For most Christians, Holy Monday is indistinguishable from last Monday, or the Monday before that. But today is day for reflecting on the greatest anointing of all – that of the Holy Spirit. Six days before the Passover..
Then took Mary a pound of ointment of spikenard, very costly, and anointed the feet of Jesus, and wiped his feet with her hair: and the house was filled with the odour of the ointment. Then saith one of his disciples, Judas Iscariot, Simon’s son, which should betray him, Why was not this ointment sold for three hundred pence, and given to the poor? This he said, not that he cared for the poor; but because he was a thief, and had the bag, and bare what was put therein. Then said Jesus, Let her alone: against the day of my burying hath she kept this. For the poor always ye have with you; but me ye have not always (Jn 12:3-8).
Mary’s worship at the feet of Jesus was audacious and extravagant, but it was an act of faith and love: all she wanted to do was worship in her own way, which the disciples met with protestation and indignation. It’s a woman, you see. And not just a woman, but a mightily-sinning one.
And yet this woman’s actions and expressions teach the men a thing or two. She understands and apprehends on a different spiritual plane. They see the perfume and immediately think about the cost and absurd waste; she gently caresses her Lord’s ankles and toes, anoints them with a spiced aroma, and smells the scent of salvation. They want action; their mission is to feed the poor. She wants reflection; her heart’s desire is to worship.
And so the Christ, the Messiah, is anointed not by prophets or priests, but by but by a prostitute. And that is fitting in this revolutionary kingdom of God. Jesus said of this incident: “Wheresoever this gospel shall be preached throughout the whole world, this also that she hath done shall be spoken of for a memorial of her” (Mk 14:9). But Mary invariably gets lost somewhere between the palm leaves and Easter eggs.

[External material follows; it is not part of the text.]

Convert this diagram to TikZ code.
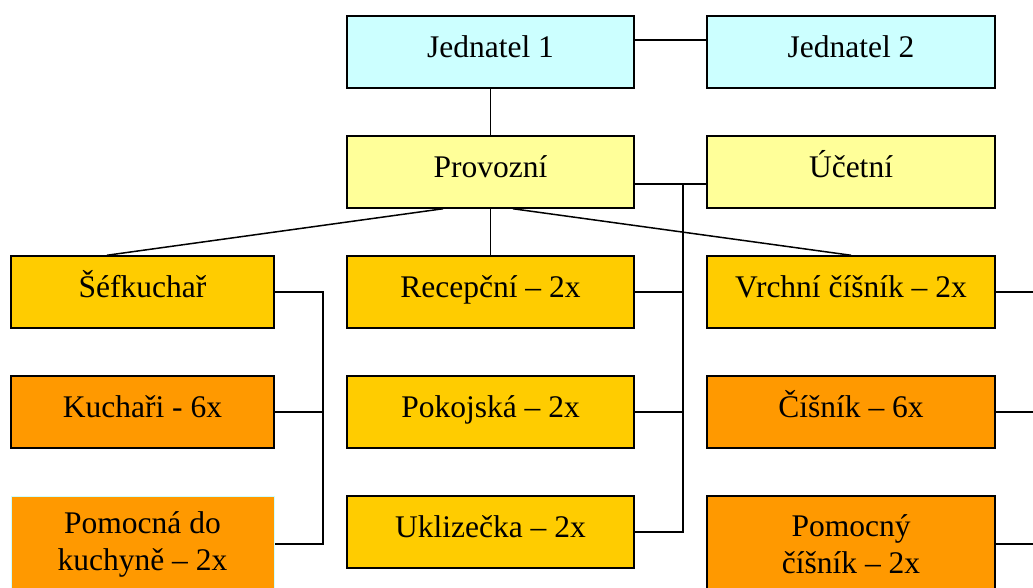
\documentclass[tikz,border=0pt]{standalone}
\usepackage{fontspec}
\setmainfont{Liberation Serif}
\usetikzlibrary{positioning}

\definecolor{boardcyan}{HTML}{CCFFFF}
\definecolor{mgmtyellow}{HTML}{FFFF99}
\definecolor{staffgold}{HTML}{FFCC00}
\definecolor{staffrange}{HTML}{FF9900}

\begin{document}
\begin{tikzpicture}[
  x=1pt, y=-1pt,
  font=\fontsize{31.5}{37}\selectfont,
  post/.style={rectangle, draw=black, line width=1.5pt, align=center,
               minimum height=72pt, minimum width=287pt, inner sep=0pt,
               text height=22pt, text depth=12pt},
  narrow/.style={minimum width=263pt},
  wide/.style={minimum width=288pt},
  tall/.style={minimum height=96pt, text height={}, text depth={}},
  board/.style={post, fill=boardcyan},
  mgmt/.style={post, fill=mgmtyellow},
  lead/.style={post, fill=staffgold},
  crew/.style={post, fill=staffrange},
  link/.style={draw=black, line width=1.5pt},
]
\useasboundingbox (0,0) rectangle (1033,587);
\clip (0,0) rectangle (1033,587);

% --- nodes per row ---
\node[board] (jed1) at (490.5,52) {Jednatel 1};
\node[board, wide] (jed2) at (851,52) {Jednatel 2};

\node[mgmt] (prov) at (490.5,172) {Provozní};
\node[mgmt, wide] (ucet) at (851,172) {Účetní};

\node[lead, narrow] (chef) at (142.5,292) {Šéfkuchař};
\node[lead] (recep) at (490.5,292) {Recepční – 2x};
\node[lead, wide] (vrchni) at (851,292) {Vrchní číšník – 2x};

\node[crew, narrow] (kuch) at (142.5,412) {Kuchaři - 6x};
\node[lead] (pokoj) at (490.5,412) {Pokojská – 2x};
\node[crew, wide] (cisnik) at (851,412) {Číšník – 6x};

\node[crew, narrow, tall, draw=boardcyan, line width=1pt] (pomkuch) at (142.5,544) {Pomocná do\\kuchyně – 2x};
\node[lead] (uklid) at (490.5,532) {Uklizečka – 2x};
\node[crew, wide, tall] (pomcis) at (851,544) {Pomocný\\číšník – 2x};

% --- bus lines ---
\coordinate (kitchenbus) at (323,0);
\coordinate (housebus) at (683,0);
\coordinate (edge) at (1033,0);

% --- connectors ---
\draw[link] ([yshift=12pt]jed1.east) -- ([yshift=12pt]jed2.west);
\draw[link] (jed1.south) -- (prov.north);
\draw[link] ([yshift=-12pt]prov.east) -- ([yshift=-12pt]ucet.west);

\draw[link] ([xshift=-47.5pt]prov.south) -- ([xshift=-35.5pt]chef.north);
\draw[link] (prov.south) -- (recep.north);
\draw[link] ([xshift=22.5pt]prov.south) -- (vrchni.north);

\draw[link] (chef.east) -| (kitchenbus |- pomkuch.east) -- (pomkuch.east);
\draw[link] (kuch.east) -- (kitchenbus |- kuch.east);

\draw[link] ([yshift=-12pt]prov.east) -| (housebus |- uklid.east) -- (uklid.east);
\draw[link] (recep.east) -- (housebus |- recep.east);
\draw[link] (pokoj.east) -- (housebus |- pokoj.east);

\draw[link] (vrchni.east) -- (edge |- vrchni.east);
\draw[link] (cisnik.east) -- (edge |- cisnik.east);
\draw[link] (pomcis.east) -- (edge |- pomcis.east);

\end{tikzpicture}
\end{document}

Christians are called to be living sacrifice; to worship God daily in their actions and their words. This is becoming increasingly difficult in a context of increasing secularity confronted by a compromised church. But the witness of our extravagant devotion to the Lord is wholly dependent upon the purity and honesty of our lives: and that must be marked by humility and love, not by indignant demands for rights of equality or assertions of pride.
Let Caesar collect his taxes and make his laws: it is for us Christians to cleanse our temple and devote ourselves lavishly to the Lord, that we may find peace, joy and happiness; not to judge but to serve.